Annecy, modèle de développement d'un écosystème territorial créatif et attractif
J’ai eu l’occasion de découvrir in situ cette année le Marché International du Festival d’Animation (MIFA) à l’invitation de l’équipe de CITIA. Né en 1985 sur les acquis du festival international de l’animation, qui avait été créé en 1960, il s’agit de l’événement professionnel de référence dans ce domaine. Le MIFA est un marché international bien connu de mes collègues du pôle de compétitivité Cap Digital et de la Commission du Film Paris Region. Je vous laisse découvrir sa richesse sur le site Internet de l’édition 2019. Retenez simplement que le marché rassemble 913 exposants, 492 acheteurs et distributeurs, 82 pays représentés, 4 140 personnes accréditées.

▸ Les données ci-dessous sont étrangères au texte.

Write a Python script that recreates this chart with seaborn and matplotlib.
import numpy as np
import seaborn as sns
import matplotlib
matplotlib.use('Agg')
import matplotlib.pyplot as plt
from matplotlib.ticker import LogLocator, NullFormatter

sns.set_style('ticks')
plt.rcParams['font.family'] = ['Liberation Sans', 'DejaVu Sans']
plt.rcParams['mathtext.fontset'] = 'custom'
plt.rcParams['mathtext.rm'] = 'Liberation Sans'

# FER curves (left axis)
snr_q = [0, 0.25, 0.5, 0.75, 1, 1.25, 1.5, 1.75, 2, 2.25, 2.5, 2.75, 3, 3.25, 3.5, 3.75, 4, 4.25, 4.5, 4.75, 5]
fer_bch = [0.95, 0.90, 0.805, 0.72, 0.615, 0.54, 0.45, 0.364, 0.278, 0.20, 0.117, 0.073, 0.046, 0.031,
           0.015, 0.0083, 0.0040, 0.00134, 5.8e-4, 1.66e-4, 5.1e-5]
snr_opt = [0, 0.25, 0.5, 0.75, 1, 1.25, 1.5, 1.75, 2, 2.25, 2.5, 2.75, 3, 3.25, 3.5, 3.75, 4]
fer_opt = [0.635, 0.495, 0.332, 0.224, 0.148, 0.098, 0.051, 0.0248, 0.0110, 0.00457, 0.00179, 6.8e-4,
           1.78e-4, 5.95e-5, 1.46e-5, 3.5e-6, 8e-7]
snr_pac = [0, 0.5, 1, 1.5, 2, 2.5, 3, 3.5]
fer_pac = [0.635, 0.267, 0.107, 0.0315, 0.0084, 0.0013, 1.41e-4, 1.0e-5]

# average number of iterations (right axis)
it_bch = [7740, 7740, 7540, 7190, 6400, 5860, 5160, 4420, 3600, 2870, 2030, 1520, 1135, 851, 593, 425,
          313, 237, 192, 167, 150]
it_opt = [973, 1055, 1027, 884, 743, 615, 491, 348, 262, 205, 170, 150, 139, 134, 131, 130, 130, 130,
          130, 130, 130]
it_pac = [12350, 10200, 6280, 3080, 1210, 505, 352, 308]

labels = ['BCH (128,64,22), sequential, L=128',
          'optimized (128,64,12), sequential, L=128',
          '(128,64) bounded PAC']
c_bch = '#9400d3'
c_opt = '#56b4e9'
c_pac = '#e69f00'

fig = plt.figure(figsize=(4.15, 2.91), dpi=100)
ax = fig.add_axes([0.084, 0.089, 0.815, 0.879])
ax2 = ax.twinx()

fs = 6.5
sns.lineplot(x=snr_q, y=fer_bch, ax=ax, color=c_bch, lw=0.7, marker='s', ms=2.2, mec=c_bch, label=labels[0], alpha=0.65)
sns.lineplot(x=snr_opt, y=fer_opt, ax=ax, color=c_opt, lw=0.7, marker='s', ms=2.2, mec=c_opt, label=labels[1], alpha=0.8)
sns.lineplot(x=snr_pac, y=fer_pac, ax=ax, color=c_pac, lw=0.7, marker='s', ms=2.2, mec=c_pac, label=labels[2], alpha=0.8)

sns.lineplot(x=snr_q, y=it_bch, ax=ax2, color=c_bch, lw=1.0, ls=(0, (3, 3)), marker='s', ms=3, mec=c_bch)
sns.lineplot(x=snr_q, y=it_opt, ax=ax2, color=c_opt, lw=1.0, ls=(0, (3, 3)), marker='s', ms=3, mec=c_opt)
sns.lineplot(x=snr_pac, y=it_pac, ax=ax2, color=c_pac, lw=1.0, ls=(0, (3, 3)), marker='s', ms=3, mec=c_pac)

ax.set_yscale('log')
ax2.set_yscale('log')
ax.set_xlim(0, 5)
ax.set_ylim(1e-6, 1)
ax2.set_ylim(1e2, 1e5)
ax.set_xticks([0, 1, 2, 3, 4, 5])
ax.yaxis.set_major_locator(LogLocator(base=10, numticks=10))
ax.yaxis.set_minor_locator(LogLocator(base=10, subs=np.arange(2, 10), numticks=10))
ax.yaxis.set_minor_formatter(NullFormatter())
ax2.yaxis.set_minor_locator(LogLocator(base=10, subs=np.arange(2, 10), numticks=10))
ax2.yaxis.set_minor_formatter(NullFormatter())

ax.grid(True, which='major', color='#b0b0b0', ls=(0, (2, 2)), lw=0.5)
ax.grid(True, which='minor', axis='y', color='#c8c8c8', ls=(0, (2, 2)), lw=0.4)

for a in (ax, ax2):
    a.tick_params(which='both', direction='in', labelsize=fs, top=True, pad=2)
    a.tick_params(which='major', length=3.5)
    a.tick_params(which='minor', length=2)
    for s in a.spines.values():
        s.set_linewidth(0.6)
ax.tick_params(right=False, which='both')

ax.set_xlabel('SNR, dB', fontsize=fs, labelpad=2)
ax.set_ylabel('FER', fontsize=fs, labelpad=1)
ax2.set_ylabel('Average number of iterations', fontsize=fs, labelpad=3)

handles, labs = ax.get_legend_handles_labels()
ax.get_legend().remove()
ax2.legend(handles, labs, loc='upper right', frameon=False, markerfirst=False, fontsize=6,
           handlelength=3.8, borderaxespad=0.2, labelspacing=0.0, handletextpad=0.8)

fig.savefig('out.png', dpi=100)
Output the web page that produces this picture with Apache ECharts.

J’y étais pour une conférence très intéressante, « Régions vs. le reste du monde : quelles stratégies territoriales pour favoriser le développement des entreprises ?», sujet que je suis particulièrement depuis mon implication directe dans la création de Cap Digital en 2005. J’ai eu l’occasion de mettre en ligne une courte présentation de mes réflexions récentes sur le rôle des écosystèmes d’innovation dans la croissance d’un territoire (cf ci-dessous).

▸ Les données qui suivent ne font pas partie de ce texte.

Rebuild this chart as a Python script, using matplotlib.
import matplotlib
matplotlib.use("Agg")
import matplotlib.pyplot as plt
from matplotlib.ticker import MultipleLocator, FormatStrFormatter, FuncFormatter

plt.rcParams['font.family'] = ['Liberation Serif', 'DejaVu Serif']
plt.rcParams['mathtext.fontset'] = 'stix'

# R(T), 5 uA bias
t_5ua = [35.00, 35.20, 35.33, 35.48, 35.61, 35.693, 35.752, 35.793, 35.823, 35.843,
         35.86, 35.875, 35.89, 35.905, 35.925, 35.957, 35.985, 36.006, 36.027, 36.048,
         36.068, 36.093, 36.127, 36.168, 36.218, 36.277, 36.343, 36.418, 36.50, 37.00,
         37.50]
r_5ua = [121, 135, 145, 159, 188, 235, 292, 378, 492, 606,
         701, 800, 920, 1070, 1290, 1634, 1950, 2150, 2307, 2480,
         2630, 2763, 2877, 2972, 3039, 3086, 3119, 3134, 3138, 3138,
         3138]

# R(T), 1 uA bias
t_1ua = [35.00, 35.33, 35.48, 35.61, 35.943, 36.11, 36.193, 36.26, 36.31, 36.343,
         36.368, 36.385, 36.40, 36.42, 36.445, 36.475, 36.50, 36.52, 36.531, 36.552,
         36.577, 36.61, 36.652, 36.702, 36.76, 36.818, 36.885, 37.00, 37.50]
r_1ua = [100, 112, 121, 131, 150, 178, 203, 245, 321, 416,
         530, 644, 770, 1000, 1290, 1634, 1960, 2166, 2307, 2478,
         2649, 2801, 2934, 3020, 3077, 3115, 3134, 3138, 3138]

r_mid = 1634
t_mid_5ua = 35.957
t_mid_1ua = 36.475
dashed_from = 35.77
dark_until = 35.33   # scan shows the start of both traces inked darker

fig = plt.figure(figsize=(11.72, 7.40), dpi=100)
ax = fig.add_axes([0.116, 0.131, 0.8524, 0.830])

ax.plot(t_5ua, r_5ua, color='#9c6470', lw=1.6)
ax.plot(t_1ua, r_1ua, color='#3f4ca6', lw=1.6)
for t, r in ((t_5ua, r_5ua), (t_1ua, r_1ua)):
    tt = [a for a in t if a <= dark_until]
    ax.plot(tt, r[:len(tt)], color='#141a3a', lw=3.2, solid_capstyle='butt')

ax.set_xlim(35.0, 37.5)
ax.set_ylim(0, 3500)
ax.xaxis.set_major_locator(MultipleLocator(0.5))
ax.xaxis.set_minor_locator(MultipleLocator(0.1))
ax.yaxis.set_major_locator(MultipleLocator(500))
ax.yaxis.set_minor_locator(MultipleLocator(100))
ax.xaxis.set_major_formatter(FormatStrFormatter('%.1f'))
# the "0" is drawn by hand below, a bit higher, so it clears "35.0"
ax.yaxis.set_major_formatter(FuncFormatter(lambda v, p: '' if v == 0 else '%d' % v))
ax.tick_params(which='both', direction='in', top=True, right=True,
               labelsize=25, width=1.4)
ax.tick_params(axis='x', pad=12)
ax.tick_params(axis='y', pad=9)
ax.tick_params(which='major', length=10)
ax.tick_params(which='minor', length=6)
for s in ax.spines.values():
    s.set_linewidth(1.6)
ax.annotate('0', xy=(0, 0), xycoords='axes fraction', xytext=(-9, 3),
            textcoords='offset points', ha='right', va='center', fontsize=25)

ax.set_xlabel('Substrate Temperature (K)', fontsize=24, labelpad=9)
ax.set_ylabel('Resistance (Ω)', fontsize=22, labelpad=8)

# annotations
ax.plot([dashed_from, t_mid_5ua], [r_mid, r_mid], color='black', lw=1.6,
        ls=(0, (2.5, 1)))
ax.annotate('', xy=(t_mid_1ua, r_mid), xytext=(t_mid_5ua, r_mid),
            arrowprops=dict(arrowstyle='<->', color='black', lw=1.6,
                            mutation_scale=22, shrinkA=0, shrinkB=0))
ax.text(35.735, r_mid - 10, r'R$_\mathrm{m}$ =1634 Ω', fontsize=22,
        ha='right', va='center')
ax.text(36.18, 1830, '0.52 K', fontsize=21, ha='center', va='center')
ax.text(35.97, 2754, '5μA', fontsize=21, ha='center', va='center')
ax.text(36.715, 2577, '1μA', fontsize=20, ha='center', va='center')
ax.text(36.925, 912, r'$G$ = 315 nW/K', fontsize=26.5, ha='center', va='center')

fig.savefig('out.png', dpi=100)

Cette visite a aussi été l’occasion d’échanger sur la stratégie de développement de l’écosystème annécien avec Mickaël Marin et Yannick Heude, respectivement Directeur et Responsable du développement économique de CITIA, mais aussi avec Monsieur Dominique Puthod, Maire de la commune déléguée d’Annecy et Président de CITIA. Ces conversations, très riches, m’ont permis de tirer plusieurs constats que je vous livre ici.
Premier constat, si un événement professionnel comme le MIFA est un levier indéniable d’attractivité pour le bassin annécien, de par ses retombées en matière d’image, de dépenses directes et indirectes, … ce n’est pas un élément suffisant pour créer un écosystème local. Alors comment s’y prennent-ils pour construire, mois après mois, année après année, un écosystème centré sur les métiers de l’animation ?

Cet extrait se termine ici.